Canyoning in Nepal: Can you?
Canyoning, or canyoneering as it is called in the US, is an adventure sport that is fast developing as one of Nepal’s popular adventure tourism products. Canyoning means traveling through canyons using different techniques. It requires abseils and ropework, down-climbing, jumps, boulder hopping, and swims, among other skills. The thrill-seeker can enjoy Canyoning in Nepal waterfalls.
Canyoning is an adventure sport that utilizes abseiling, rock climbing, caving, swimming, hiking, and trekking. Most canyoners use at least one of these activities. Canyoning is fun for everyone because it takes you away to places far from the hustle and bustle of everyday life. Lush mountains, pristine waterfalls cascading down a rocky wall, and splashes of water on your face as you descend will give your body that much-needed adrenalin-pumping adventure. Canyoners first reach the top of the waterfall, which may require days of walking and climbing. They then fix ropes on the top of the waterfall, wear a canyoning harness, fix the rope to their harness, and abseil gradually. Many technical skills are required to avoid getting injured on the rocky surface.
The sport is believed to have been introduced to Nepal by visitors from Europe, especially France. European canyoners came to practice in the canyons in the Bhote Koshi River, which originated in Tibet in the 1990s. The canyons fascinated them, and they started coming to the place repeatedly. They even invited some local youth to try the sport. As the sport became popular, the French Embassy in Kathmandu sponsored two Nepali mountain guides – Rajesh Lama Tamang and Kabindra Lama – to take canyoning training in France. When they returned, they trained some more youth. These canyoning guides started exploring new canyoning sites and promoted them in the international market. The establishment of the Nepal Canyoning Association (NCA) in 2007 is regarded as a milestone for the expansion of canyoning in Nepal.
Canyoning should be done only under the supervision of trained guides. Canyoners need different equipment like a wetsuit, helmet, canyoning harness, waterproof rucksack, neoprene socks or booties, buoyancy aid, throw bag, elbow and knee guards, sports towel, an old pair of trainers, water bottle, and rugged protective case for your camera, phones or other gadgets if you intend to take them.

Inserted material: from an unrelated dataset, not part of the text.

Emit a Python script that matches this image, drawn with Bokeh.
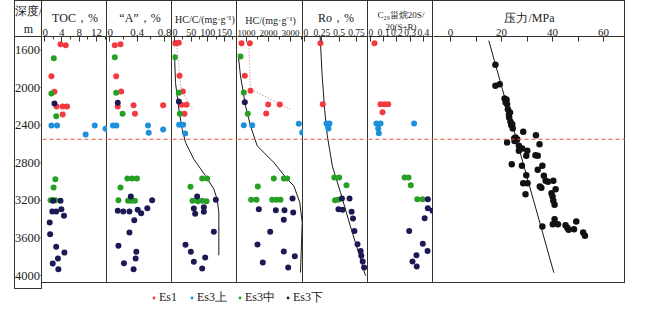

NCA has produced many canyoning guides and explored new canyoning sites since its establishment in 2007. Karna Lama, president of NCA, said 36 entry-level guides, 19 basic-level guides, nine advanced-level guides, and two instructors/guides had been produced so far. Similarly, it has explored 19 canyoning sites so far – five in Bhotekoshi river, nine in Marshyangdi Valley, two in Lwang Ghalel of Kaski, two in Kakani, one in Sunkoshi River near Timal village of Kavre, one in Pokali waterfall of Okhaldhunga and one in Phu village of Manang. Lunga waterfall in Phu village, which is situated at an altitude of 5215m, is regarded as one of the highest canyoning sites in the world. Similarly, Syange in Lamjung and Chamche Khola in Manang are very popular among canyoners. Canyoners also frequent canyoning sites in Bulbule, Chipla, Tatopani, Rendu, Syange, Jagat, and Sanchup.
Due to the lack of clear government rules and regulations, entrepreneurs organize canyoning trips through trekking agencies. “Though the government has introduced rules to register canyoning companies, entrepreneurs are reluctant to register because of some impractical provision,” Lama said. “The law requires canyoning companies to ensure canyoners for every event. That means the insurance premium required to pay will be higher than the fee we charge from canyoners.”
Lama said canyoning is not a new tourism business altogether. “We can say it is an additional product to trekking. Canyoners need to trek for many days to reach the canyoning sites. There is the possibility of promoting canyoning and trekking jointly,” he added. As most of the canyoning sites are located in the mid-hills, Lama said canyoning could be a vital tourism product to link the Himalayas with the mid-hills. Though the number of foreign tourists coming for canyoning in Nepal is unknown, Lama said around 600 foreign tourists come to enjoy canyoning in Nepal. According to Lama, September-May is the best time to enjoy canyoning in Nepal.